Campaigns And Announcements
  • AP reports that the GOP convention to pick a gubernatorial candidate in Virginia this weekend "comes against a backdrop of turmoil" as "hard feelings remain after a prolonged fight between" term-limited Gov. James Gilmore (R) "and Republican state Senate leaders over Gilmore's plan to cut the property tax on cars."
  • New Jersey Democrat Jim McGreevey's 2001 gubernatorial campaign is shaping up much differently than his 1997 attempt, the Newark Star-Ledger reports. "The image that McGreevey is seeking to establish" with his ad campaign "is carefully designed to strike a chord with the middle-class swing voters that Democrats hope to target this fall."

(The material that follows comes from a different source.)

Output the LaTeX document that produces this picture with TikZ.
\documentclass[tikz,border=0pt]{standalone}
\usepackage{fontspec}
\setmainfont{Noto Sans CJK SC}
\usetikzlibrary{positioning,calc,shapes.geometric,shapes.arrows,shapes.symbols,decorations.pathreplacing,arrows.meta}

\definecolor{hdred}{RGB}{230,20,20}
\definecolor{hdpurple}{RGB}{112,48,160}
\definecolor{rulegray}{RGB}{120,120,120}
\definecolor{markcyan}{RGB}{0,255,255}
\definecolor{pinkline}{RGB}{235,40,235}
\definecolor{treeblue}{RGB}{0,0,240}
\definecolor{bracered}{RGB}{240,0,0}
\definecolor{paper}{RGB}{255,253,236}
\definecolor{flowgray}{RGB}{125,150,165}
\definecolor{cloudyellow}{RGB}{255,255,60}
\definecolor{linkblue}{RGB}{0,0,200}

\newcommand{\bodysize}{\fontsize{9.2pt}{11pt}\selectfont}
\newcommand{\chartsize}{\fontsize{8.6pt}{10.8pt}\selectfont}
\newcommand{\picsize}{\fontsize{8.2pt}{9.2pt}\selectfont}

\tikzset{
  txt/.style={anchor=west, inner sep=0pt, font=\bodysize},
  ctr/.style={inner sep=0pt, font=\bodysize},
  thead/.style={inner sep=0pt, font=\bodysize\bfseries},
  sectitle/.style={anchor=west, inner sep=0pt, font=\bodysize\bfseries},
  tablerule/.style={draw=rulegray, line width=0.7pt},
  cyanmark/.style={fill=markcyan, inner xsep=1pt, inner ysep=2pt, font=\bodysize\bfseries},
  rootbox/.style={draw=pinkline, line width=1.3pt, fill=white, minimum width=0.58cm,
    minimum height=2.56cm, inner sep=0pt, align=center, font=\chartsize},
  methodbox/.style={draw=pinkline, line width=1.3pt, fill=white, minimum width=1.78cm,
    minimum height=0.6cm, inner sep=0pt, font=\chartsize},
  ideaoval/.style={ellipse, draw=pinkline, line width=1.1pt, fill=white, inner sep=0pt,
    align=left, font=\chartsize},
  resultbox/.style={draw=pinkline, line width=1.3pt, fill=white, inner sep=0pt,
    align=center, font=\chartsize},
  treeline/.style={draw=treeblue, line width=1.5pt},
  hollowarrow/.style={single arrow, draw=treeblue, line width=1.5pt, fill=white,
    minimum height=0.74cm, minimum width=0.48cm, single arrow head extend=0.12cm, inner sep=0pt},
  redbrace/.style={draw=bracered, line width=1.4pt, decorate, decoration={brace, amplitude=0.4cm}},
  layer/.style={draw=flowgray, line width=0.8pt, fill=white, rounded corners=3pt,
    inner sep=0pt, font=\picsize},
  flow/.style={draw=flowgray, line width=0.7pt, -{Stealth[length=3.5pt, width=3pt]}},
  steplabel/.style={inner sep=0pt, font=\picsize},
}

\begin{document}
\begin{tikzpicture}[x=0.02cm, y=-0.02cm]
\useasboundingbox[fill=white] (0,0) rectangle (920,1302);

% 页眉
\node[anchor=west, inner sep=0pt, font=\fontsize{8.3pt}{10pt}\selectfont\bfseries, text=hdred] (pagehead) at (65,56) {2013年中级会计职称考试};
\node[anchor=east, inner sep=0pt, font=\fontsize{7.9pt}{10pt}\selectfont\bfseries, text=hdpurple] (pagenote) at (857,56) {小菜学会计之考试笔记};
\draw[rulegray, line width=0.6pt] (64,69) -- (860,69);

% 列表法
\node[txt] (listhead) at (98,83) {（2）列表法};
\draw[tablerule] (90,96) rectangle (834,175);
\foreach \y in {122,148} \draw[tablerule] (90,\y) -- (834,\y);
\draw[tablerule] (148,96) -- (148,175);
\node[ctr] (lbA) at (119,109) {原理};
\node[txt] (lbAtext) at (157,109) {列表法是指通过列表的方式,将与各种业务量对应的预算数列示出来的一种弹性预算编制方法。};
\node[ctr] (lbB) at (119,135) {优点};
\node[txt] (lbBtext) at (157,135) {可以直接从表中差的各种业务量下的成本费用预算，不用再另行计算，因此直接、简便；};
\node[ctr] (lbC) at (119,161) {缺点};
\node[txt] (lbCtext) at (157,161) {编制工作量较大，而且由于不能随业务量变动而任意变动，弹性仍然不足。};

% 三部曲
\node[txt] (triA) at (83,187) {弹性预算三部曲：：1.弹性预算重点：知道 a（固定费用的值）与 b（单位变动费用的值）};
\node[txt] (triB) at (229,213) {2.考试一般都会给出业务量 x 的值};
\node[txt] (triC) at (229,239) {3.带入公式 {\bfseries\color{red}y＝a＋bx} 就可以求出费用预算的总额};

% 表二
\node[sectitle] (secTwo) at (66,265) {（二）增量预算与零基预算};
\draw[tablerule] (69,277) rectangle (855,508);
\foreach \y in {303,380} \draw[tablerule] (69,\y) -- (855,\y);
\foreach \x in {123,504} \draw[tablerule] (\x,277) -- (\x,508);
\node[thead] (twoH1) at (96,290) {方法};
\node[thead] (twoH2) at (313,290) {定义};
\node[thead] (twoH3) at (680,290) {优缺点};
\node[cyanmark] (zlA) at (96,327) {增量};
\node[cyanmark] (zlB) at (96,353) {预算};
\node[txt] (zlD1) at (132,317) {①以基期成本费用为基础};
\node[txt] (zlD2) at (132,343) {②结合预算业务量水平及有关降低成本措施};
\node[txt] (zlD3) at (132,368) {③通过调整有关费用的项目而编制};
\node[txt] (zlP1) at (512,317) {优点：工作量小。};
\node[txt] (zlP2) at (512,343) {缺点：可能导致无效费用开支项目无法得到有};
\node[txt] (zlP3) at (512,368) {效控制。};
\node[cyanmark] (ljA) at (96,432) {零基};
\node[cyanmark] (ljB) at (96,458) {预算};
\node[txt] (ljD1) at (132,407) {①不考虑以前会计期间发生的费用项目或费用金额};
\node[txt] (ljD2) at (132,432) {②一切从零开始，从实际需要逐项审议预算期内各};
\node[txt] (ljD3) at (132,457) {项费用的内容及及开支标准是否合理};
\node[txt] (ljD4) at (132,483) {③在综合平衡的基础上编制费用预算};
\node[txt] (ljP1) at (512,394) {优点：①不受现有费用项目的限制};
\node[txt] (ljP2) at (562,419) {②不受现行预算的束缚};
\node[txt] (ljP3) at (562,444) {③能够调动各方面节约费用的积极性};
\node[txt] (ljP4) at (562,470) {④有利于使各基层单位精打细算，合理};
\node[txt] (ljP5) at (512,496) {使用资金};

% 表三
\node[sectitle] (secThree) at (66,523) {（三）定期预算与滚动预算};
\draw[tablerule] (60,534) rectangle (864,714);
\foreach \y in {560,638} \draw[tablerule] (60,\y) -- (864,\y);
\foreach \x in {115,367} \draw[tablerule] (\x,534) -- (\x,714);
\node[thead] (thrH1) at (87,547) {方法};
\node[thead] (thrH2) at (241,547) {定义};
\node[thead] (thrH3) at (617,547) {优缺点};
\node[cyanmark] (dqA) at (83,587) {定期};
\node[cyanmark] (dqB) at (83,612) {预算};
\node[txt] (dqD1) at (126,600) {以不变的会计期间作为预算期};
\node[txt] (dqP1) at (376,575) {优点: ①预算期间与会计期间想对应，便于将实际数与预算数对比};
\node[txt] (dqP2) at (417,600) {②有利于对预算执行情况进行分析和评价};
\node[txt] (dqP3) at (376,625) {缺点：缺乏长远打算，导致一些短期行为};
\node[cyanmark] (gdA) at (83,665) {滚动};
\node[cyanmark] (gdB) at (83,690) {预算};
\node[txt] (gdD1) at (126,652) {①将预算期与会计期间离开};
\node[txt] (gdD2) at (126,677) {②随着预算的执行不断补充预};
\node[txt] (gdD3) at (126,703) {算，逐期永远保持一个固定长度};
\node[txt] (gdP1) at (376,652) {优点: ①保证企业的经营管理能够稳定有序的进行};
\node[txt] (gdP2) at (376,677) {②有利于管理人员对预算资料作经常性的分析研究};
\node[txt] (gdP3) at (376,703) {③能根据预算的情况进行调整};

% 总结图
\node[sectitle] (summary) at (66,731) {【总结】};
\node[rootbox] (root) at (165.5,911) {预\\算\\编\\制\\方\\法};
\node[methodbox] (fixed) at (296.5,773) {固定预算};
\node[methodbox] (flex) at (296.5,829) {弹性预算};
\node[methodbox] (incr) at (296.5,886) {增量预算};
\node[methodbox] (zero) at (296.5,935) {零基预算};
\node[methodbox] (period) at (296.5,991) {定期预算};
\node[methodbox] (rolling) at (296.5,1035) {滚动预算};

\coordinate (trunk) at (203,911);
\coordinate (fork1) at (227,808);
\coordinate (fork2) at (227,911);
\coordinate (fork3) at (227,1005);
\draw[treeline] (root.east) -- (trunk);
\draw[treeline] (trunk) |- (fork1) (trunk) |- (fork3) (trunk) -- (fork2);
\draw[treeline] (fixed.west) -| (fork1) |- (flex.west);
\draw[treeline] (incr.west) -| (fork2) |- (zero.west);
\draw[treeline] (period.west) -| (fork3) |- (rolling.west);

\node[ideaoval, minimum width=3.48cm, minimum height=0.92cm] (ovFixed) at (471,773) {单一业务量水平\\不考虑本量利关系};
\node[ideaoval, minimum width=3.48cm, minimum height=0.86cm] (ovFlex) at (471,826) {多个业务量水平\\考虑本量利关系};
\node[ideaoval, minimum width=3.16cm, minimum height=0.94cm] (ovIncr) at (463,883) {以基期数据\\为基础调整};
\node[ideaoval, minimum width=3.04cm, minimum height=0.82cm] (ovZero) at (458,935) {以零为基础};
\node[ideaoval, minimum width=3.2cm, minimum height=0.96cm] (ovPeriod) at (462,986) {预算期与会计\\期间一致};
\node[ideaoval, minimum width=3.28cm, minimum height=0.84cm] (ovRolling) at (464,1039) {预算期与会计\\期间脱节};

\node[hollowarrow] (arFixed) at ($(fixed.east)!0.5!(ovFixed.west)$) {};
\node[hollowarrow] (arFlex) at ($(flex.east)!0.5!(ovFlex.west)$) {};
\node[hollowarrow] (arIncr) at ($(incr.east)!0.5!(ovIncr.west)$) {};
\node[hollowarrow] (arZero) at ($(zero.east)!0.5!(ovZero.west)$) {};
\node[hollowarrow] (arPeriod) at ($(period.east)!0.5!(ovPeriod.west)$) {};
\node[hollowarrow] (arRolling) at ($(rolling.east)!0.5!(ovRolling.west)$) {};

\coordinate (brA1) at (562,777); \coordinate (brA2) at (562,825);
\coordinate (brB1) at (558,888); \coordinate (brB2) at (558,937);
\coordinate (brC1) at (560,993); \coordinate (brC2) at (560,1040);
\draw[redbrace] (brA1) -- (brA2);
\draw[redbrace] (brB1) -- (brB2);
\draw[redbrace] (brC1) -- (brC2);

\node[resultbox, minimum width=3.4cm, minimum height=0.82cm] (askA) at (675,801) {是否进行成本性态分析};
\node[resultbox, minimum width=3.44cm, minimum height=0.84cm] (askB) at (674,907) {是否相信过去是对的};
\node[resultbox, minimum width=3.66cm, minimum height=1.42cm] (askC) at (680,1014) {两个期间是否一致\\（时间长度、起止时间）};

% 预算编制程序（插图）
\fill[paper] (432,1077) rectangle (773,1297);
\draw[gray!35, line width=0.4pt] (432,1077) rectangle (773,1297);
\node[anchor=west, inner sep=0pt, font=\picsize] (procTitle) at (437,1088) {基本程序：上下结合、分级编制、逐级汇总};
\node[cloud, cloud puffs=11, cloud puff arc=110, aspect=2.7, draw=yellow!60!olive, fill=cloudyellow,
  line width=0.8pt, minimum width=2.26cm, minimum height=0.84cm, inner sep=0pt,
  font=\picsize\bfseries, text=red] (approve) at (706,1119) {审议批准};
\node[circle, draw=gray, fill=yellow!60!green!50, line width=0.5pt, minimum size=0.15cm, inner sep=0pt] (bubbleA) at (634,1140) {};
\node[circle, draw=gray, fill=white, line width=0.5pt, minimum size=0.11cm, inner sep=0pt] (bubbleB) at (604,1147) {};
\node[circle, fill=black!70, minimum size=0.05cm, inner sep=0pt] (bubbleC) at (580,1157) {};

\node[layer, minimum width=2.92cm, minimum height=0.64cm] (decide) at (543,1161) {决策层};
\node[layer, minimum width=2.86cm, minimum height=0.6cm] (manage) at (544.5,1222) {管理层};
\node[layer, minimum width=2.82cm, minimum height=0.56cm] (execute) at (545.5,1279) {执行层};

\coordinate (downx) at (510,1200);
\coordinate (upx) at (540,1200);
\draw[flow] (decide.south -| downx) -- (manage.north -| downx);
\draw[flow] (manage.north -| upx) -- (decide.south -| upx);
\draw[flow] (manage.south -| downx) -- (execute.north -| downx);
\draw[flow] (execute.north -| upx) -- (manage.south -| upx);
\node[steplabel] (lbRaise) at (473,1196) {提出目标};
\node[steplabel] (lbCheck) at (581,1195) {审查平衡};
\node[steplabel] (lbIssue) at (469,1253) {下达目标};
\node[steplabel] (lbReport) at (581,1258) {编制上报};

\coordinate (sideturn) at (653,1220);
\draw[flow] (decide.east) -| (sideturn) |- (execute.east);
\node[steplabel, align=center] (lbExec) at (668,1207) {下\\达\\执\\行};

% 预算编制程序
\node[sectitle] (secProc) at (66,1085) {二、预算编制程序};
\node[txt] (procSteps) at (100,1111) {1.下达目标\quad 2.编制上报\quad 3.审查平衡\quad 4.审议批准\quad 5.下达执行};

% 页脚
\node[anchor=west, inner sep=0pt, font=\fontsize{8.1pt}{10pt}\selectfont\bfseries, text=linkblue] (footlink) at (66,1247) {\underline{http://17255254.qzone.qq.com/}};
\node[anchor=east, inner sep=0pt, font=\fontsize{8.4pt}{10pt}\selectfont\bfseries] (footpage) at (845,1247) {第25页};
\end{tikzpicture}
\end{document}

  • Rep. Bob Clement, D-Tenn., announced Tuesday that he will not run for governor in 2002, opening the field to Doug Horne, who "said yesterday he will join the race 'within days,'" and former state Sen. Andy Womack, who plans to announce his candidacy today, the Nashville Tennessean reports.
  • Three New Hampshire Republicans "are moving quickly toward 2002 candidacies for governor," the Manchester Union Leader reports. "Yesterday, outgoing state university system board Chairman Bruce Keough of Dublin told The Union Leader he intends" to run, joining "2000 GOP standard-bearer and former Sen. Gordon Humphrey and Cabletron Systems Inc. co-founder Craig Benson."
  • South Carolina state Sen. Bill Branton (R) will announce Monday his intentions to run for governor in 2002, the Columbia State reports.